My favorite new book this year was Michael Martone’s Four for a Quarter
; it’s like nothing that yet exists, lyrical and strange, particular and peculiar, a meditation on the number four, watching, love, and loss. Most of what I’m reading these days is for school, since I’m in a PhD program—I’m currently studying Mexican-American and Indigenous literature, and think we should all read more of it. If you haven’t read Gloria Anzaldúa’s Boderlands/La Frontera
, please do; I reread it this year, and it says so much about transcending binaries, about the challenges and exaltation of being a hybrid. I loved reading Helena Maria Viramontes’s Under the Feet of Jesus
for the first time. I’m looking forward to reading Leslie Marmon Silko’s Almanac of the Dead
for the first time this summer, and rereading Sherman Alexie’s The Lone Ranger and Tonto Fistfight in Heaven
I spend most of June in the Upper Peninsula of Michigan every year, a time I devote to reading. In my stack of books to take with me are two I’m particularly looking forward to: Double Shadow
, the latest collection of poems by Carl Phillips, whose work has so much to teach about the subtle tensions of syntax and even more to teach about the subtle perils and rewards of living, and Mary Jo Bang’s new translation of Dante’s Inferno
, which, from the excerpts I’ve read, will be filled with masterful and surprising choices. My city, St. Louis, has reason to brag about both of these Washington University poets.
If I might recommend, as well, two books from my recent nonfiction reading that knocked me out: The Story About the Story: Great Writers Explore Great Literature
, edited by J.C. Hallman, a volume of stunning “creative criticism” in which great writers praise great writers in essays of intelligence and passion; and James Elkins’s The Object Stares Back: On the Nature of Seeing
, a fascinating, far-ranging exposition of what we see and what remains beyond our seeing, how we change what we look at by our looking and how we are changed in turn.

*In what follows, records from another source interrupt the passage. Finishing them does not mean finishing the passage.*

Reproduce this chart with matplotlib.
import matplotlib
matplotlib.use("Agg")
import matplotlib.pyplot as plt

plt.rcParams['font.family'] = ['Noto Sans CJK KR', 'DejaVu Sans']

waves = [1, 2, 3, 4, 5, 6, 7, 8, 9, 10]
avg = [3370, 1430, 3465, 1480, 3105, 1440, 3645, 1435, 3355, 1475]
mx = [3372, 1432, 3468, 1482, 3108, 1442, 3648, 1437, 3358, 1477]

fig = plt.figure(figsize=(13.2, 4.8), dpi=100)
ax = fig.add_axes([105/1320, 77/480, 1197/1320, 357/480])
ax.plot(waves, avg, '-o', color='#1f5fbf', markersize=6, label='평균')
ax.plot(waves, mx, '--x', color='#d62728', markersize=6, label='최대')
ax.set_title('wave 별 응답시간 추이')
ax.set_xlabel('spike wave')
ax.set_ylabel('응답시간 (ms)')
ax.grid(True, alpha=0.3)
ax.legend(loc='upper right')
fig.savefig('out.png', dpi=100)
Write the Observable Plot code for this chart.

From my summer list, three books in three genres: Yiyun Li’s story collection Gold Boy, Emerald Girl
, Jean Valentine’s Door in the Mountain: New and Collected Poems, 1965-2003
, and the food-writing anthology Table of Contents
, edited by Judy Gelman and Vicki Levy Krupp. Each represents a continuous longing: for China as imaginative landscape, for an escape from narrative in my poetic sensibility, and for a place where my love of food and cooking meets my love of literature, with compromise on neither side.
Recently, I reread Riddley Walker
, by Russell Hoban, which is a linguistic miracle of a book, a dystopian novel written in a masterfully constructed idiolect. It follows the wanderings of the eponymous character, a boy who, by birthright and avocation, traces connections between events, characters, objects, stories in an attempt to make sense of a world gone deeply mysterious several centuries after nuclear cataclysm has devastated the planet. In addition to being a brilliant voice performance, this book, written during the Cold War, is deeply principled and socially and politically engaged. Russell Hoban died in December of last year, less well-known, I think, than he deserved to be.